Hi @lazybilly the object detection training block was published by accident, and should not have been available to the public. You can use the image classification block for now.

janjongboom · March 30, 2021, 2:27pm

This is now hidden again, sorry for the inconvenience! We hope to have better news about availability soon

lazybilly · March 30, 2021, 11:38pm

Thank you very much for your reply mate!

I am not sure what you mean when you say that the object detection block should not have been made public? Normal people shouldnt have access to this block?

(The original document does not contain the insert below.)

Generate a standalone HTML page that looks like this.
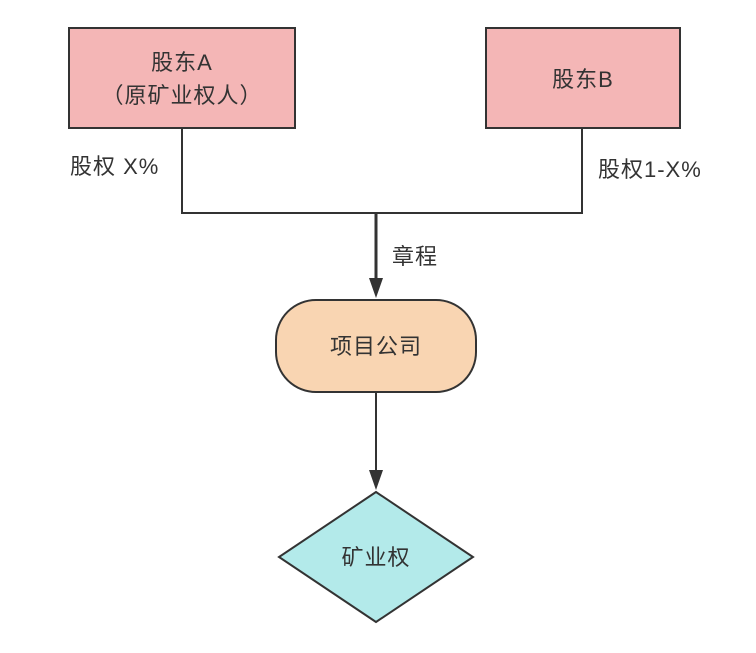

My goal is to localise three different classes of objects within an image, will I still be able to achieve this with image classification? My past reading has told me that classification will only determine the single most probable class of the entire image, not to localise (with bounding boxes) different classes of object within the same image.

Thank you very much for your time

dhruvsheth · March 31, 2021, 2:45am

Even while using the transfer learning block, the image classification pertains to only MCUs like Himax Board, Eta Compute Board. But upon uploading these cropped images for a particular class with a label, it takes it as an object to be identified for OpenMV board. So if you wish to generate a .tflite file, you will get object detection with bounding boxes for .tflte files.

I commented here, because I saw your comment on github earlier.

Thanks.

P.S - The object detection block is in beta version(yet in dvelopment)

janjongboom · April 1, 2021, 9:26am

Hi @lazybilly, yes, for three different objects in one image you’ll need object detection. As @dhruvsheth said this is still in development and will be out later this month for everyone.

Note that object detection requires significantly more compute power than image classification.